Requirement = Start at the line where "Give me the Plotly source for this chart." appears and end at the line where "6.25, 6.50, 6.75, 7.00, 7.25, 7.50, 7.75, 8.00]" appears; repeat those lines exactly, both ends included, leaving pictures behind.

(Source code of charts)
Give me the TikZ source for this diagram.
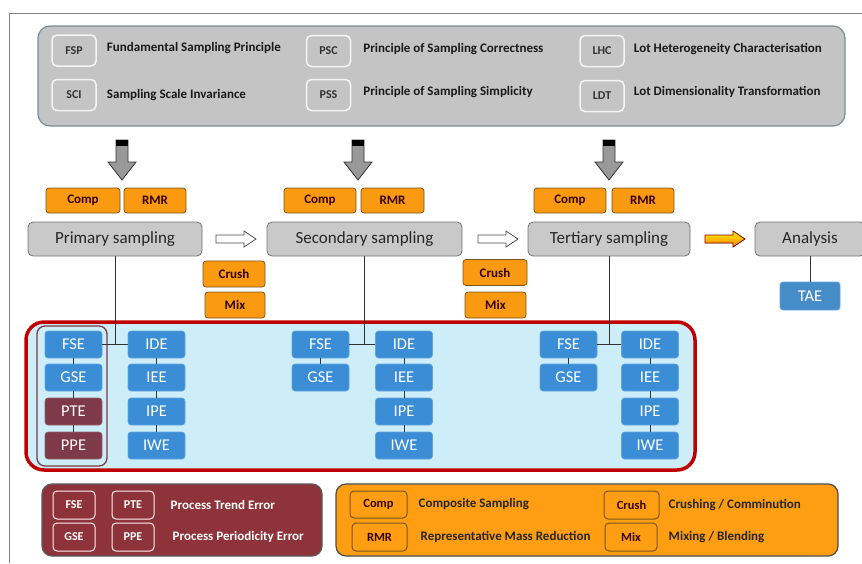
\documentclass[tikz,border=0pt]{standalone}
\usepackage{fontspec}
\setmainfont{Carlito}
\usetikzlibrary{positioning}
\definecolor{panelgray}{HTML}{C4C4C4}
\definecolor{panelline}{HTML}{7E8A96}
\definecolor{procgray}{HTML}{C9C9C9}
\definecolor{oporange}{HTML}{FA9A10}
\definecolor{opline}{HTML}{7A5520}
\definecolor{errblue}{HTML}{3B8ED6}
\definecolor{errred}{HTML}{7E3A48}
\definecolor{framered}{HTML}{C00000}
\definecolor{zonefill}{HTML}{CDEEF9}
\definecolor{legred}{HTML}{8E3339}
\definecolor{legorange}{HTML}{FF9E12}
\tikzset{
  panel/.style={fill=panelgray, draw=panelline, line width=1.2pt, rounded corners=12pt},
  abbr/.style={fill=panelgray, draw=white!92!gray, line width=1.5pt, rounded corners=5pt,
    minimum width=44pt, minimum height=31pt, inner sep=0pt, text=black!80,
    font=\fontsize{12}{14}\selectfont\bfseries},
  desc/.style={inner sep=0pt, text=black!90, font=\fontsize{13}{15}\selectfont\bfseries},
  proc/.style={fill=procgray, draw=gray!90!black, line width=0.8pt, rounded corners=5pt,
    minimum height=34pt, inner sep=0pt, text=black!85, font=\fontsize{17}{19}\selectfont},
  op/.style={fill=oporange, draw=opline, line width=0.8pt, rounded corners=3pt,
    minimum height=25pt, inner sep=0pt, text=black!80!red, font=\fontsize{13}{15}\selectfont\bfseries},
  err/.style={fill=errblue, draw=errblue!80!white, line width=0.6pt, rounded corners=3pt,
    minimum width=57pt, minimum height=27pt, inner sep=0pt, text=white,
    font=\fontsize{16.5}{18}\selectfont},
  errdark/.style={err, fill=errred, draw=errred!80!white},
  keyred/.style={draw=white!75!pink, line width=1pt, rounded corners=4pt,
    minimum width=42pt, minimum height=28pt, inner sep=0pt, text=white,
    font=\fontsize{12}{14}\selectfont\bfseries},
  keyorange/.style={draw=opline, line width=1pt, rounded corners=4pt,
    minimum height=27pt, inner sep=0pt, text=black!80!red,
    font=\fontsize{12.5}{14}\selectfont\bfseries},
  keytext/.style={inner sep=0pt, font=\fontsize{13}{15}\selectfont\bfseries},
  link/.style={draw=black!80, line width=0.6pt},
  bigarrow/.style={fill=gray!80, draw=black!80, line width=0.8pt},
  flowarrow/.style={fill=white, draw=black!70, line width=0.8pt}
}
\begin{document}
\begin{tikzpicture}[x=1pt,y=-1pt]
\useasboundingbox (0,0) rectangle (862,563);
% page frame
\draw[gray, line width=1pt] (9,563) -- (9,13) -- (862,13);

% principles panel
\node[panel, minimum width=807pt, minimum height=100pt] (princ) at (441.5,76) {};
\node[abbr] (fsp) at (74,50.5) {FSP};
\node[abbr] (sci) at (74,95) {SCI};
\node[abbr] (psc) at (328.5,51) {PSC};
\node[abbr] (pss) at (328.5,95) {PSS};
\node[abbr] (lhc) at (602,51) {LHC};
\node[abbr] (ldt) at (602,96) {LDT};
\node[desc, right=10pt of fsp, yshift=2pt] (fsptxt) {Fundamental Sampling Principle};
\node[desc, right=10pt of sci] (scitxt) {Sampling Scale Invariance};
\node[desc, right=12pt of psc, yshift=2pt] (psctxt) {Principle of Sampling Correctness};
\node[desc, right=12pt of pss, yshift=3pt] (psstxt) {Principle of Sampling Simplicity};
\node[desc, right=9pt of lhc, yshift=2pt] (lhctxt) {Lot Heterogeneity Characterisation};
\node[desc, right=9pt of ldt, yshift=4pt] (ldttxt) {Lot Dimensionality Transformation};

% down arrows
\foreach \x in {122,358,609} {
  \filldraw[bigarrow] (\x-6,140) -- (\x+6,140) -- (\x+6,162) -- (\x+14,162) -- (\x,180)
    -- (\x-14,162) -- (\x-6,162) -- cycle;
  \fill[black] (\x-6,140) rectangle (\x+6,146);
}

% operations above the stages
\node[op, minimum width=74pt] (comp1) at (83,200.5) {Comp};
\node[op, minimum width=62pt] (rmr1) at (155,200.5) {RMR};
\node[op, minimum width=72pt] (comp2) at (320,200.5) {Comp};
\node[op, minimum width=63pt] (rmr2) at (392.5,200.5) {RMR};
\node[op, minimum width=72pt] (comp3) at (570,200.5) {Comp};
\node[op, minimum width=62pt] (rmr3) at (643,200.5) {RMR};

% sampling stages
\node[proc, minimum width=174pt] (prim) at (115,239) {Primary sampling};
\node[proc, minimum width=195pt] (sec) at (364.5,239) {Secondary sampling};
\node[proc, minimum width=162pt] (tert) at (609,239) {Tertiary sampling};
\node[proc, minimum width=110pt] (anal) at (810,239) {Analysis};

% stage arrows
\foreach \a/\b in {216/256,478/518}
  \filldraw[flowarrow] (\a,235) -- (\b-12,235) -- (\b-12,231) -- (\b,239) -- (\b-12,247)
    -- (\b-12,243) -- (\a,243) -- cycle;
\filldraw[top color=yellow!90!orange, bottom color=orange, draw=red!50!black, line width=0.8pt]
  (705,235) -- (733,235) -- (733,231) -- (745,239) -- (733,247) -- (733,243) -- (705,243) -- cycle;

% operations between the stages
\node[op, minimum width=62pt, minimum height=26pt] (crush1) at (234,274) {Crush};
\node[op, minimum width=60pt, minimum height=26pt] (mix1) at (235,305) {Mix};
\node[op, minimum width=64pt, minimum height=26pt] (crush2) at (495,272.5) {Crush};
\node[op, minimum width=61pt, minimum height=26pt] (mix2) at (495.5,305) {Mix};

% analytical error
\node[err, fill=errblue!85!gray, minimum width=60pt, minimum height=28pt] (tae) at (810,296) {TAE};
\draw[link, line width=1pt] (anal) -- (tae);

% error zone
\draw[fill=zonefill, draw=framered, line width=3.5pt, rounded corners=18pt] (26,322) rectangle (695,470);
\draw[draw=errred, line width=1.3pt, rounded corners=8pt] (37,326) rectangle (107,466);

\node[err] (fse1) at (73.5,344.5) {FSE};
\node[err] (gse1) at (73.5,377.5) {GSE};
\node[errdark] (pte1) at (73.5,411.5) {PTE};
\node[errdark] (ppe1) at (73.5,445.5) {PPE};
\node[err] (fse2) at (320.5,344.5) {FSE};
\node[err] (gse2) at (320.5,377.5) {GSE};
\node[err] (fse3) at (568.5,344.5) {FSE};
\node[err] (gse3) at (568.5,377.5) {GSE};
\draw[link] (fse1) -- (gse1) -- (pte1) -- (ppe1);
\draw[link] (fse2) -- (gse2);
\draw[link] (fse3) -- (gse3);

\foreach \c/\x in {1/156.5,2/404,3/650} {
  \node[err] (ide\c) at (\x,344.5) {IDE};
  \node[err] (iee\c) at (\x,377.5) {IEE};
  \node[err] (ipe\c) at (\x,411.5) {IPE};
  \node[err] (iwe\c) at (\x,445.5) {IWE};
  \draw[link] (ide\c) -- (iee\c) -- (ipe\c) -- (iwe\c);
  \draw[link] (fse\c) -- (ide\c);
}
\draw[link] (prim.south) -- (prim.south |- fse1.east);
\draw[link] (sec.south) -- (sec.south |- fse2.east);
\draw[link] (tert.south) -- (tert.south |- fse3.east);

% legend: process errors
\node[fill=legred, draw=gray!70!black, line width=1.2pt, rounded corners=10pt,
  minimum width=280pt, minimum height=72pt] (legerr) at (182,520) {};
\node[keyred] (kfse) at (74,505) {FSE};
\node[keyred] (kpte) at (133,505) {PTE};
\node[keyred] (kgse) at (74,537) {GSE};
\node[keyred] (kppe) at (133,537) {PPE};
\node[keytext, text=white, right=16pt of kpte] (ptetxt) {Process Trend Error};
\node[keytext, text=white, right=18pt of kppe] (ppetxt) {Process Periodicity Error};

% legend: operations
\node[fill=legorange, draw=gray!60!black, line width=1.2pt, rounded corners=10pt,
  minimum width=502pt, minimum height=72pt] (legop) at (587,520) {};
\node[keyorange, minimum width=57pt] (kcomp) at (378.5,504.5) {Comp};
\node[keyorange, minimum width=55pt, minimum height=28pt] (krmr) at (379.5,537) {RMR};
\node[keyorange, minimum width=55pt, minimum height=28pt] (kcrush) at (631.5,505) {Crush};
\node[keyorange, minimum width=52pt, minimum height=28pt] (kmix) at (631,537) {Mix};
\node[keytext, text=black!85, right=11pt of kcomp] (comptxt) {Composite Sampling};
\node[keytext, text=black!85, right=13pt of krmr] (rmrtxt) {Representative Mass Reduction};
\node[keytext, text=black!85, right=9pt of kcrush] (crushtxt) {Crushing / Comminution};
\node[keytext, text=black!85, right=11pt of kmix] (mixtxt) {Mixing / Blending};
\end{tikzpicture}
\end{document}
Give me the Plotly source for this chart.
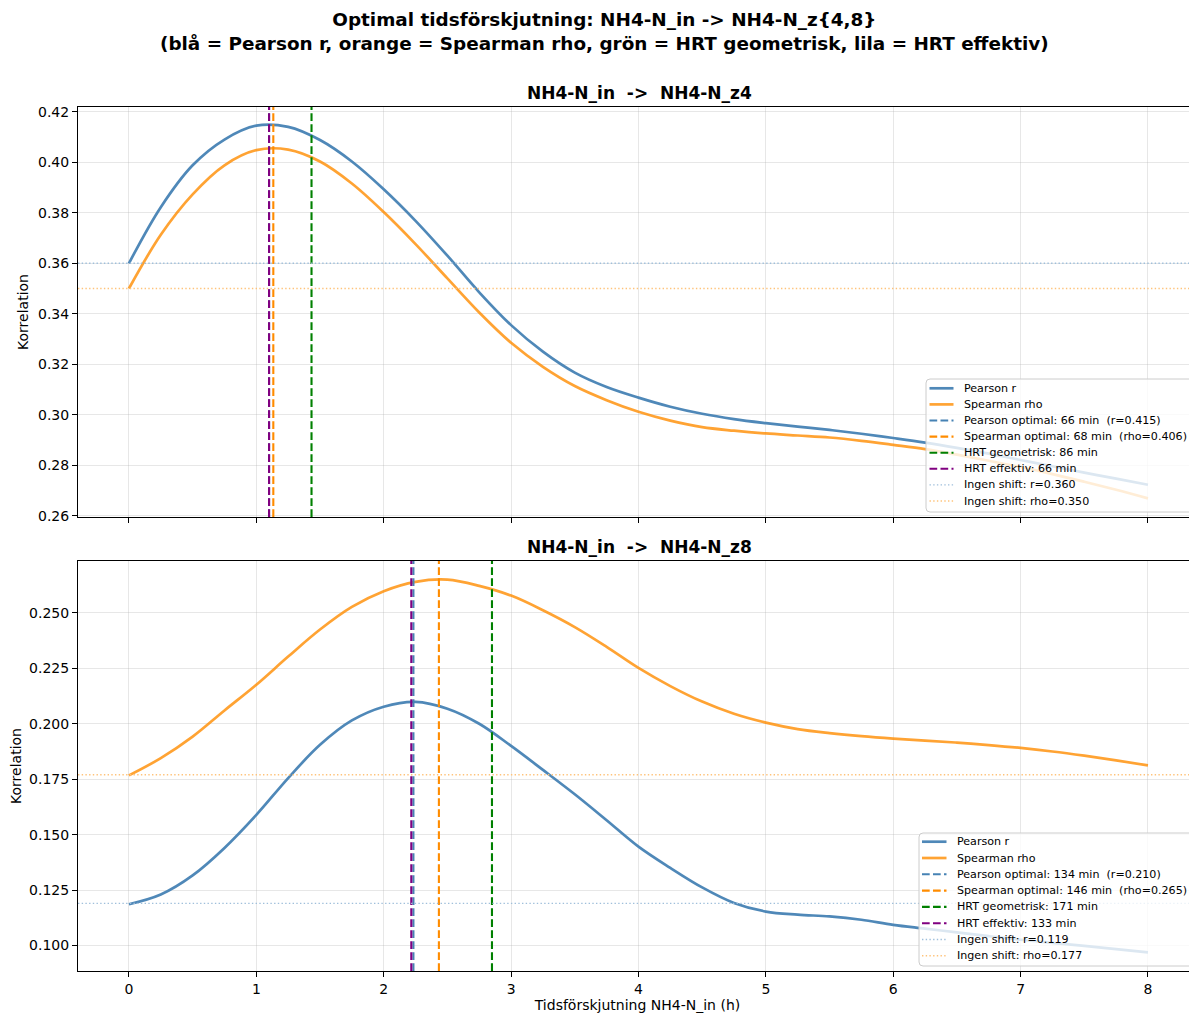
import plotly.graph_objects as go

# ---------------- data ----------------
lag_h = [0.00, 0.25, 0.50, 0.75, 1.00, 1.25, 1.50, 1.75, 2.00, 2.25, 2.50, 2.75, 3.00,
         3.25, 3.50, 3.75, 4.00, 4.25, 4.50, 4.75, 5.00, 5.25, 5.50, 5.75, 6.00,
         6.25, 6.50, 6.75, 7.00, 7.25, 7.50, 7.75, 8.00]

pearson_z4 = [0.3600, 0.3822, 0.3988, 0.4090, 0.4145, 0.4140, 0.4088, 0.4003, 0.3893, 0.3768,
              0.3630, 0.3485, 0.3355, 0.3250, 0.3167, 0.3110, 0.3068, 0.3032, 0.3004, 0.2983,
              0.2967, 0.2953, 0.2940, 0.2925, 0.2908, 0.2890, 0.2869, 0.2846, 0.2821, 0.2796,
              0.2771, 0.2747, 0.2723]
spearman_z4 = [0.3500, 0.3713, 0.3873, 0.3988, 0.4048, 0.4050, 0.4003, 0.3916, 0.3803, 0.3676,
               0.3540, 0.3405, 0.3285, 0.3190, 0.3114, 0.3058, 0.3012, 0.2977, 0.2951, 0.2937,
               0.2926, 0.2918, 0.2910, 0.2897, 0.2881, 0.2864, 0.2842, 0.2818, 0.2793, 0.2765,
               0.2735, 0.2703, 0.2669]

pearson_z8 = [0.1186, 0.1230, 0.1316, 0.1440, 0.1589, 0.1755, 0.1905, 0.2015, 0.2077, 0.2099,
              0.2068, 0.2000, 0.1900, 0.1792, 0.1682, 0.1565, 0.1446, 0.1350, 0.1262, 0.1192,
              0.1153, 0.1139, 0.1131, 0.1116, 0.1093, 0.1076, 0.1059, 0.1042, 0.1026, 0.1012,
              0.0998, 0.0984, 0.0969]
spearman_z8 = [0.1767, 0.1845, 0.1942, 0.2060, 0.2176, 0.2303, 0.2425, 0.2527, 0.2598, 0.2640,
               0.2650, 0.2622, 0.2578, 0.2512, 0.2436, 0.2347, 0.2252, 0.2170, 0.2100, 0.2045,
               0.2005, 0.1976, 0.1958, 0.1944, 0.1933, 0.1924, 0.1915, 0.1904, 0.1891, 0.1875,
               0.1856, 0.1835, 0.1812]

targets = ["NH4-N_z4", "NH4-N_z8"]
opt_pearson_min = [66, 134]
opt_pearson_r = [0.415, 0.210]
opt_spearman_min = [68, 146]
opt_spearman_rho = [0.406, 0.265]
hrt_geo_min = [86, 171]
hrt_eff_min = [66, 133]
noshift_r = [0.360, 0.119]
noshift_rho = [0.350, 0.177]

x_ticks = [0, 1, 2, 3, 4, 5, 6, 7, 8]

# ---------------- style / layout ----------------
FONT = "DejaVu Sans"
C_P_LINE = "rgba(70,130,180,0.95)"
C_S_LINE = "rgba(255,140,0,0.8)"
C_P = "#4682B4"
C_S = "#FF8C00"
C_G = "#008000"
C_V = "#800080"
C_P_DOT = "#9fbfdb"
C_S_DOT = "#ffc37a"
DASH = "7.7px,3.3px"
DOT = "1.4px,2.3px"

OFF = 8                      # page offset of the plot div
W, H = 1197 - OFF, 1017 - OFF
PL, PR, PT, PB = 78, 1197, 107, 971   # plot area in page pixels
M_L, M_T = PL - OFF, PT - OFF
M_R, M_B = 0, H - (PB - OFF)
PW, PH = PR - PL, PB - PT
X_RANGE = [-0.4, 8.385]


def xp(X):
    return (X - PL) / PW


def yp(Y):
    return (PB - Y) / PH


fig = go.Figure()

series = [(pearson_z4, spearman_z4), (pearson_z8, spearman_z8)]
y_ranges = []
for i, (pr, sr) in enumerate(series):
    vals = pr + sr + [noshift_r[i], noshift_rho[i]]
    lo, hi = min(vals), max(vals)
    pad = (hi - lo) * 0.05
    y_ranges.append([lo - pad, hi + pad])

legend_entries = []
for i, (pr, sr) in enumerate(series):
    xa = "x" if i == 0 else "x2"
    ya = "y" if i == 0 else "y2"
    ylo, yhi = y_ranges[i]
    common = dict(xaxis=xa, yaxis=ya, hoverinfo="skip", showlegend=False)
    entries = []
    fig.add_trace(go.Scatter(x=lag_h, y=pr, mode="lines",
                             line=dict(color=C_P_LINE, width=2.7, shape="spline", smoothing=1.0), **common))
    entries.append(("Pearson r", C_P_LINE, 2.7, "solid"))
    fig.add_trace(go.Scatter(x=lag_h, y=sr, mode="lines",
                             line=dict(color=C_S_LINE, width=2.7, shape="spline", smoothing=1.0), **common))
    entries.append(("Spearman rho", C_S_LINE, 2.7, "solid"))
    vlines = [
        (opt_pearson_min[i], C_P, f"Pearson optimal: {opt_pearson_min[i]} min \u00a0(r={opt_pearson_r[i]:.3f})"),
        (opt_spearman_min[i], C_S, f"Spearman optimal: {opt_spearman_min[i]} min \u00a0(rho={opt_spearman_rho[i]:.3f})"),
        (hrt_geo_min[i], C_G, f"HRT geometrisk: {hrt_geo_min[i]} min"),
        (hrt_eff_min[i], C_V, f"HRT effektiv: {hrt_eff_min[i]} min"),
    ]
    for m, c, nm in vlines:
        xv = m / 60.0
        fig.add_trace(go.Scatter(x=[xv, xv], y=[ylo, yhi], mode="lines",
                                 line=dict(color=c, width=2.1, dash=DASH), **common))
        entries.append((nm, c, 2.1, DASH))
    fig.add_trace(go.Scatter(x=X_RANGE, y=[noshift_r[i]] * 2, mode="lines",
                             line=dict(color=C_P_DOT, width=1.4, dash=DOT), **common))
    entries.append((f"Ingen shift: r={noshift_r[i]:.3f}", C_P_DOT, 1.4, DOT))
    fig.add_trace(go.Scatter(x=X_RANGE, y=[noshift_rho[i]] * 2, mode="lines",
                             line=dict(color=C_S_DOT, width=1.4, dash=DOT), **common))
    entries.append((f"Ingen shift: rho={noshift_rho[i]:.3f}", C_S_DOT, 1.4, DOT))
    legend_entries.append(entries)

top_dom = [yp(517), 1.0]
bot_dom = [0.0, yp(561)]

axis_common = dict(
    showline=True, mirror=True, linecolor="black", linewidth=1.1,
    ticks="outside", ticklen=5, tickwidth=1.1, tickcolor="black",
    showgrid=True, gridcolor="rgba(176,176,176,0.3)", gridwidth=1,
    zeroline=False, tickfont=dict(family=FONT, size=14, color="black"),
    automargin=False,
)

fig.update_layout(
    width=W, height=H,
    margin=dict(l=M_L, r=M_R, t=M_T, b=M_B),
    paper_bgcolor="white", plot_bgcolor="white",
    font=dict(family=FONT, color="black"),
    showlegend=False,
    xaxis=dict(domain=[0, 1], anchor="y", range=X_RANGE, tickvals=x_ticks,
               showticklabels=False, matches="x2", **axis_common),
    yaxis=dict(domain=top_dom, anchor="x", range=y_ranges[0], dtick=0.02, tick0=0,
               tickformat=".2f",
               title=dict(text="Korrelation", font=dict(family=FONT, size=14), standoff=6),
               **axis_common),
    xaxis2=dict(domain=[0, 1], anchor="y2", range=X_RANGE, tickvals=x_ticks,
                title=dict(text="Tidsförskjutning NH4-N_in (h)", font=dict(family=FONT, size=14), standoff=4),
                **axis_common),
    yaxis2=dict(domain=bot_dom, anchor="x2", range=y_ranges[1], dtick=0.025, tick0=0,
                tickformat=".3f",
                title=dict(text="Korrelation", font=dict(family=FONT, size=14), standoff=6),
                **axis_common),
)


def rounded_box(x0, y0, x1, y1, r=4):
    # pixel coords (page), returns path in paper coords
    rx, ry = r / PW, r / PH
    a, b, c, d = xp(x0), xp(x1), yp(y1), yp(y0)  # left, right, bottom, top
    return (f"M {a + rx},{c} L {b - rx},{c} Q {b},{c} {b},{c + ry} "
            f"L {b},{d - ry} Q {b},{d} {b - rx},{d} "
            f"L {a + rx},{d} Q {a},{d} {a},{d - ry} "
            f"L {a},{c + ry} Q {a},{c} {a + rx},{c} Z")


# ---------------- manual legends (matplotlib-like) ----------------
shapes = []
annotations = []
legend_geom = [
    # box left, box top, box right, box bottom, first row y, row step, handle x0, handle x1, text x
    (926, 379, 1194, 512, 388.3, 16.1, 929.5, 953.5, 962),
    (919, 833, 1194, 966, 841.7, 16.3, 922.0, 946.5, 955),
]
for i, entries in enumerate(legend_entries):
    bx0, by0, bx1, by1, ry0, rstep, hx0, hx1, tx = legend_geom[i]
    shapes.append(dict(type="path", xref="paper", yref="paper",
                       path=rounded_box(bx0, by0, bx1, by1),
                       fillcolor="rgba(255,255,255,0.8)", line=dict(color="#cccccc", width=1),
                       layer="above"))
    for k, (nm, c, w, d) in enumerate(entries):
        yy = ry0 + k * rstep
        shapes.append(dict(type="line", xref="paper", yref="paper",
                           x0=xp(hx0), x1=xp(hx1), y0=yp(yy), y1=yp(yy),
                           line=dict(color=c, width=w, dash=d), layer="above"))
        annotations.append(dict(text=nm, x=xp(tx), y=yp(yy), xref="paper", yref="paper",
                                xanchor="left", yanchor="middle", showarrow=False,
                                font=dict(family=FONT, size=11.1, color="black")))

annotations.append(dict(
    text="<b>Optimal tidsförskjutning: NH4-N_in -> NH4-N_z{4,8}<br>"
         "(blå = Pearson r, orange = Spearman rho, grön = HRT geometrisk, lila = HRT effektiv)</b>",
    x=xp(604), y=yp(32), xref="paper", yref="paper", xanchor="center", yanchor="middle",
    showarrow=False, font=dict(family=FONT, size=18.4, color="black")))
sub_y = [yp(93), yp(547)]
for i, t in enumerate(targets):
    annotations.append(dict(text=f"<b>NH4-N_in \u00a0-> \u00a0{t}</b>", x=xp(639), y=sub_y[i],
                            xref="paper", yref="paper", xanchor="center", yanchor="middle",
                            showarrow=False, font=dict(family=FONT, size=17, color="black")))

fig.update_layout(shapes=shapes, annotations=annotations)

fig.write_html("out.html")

Reply =
Give me the Plotly source for this chart.
import plotly.graph_objects as go

# ---------------- data ----------------
lag_h = [0.00, 0.25, 0.50, 0.75, 1.00, 1.25, 1.50, 1.75, 2.00, 2.25, 2.50, 2.75, 3.00,
         3.25, 3.50, 3.75, 4.00, 4.25, 4.50, 4.75, 5.00, 5.25, 5.50, 5.75, 6.00,
         6.25, 6.50, 6.75, 7.00, 7.25, 7.50, 7.75, 8.00]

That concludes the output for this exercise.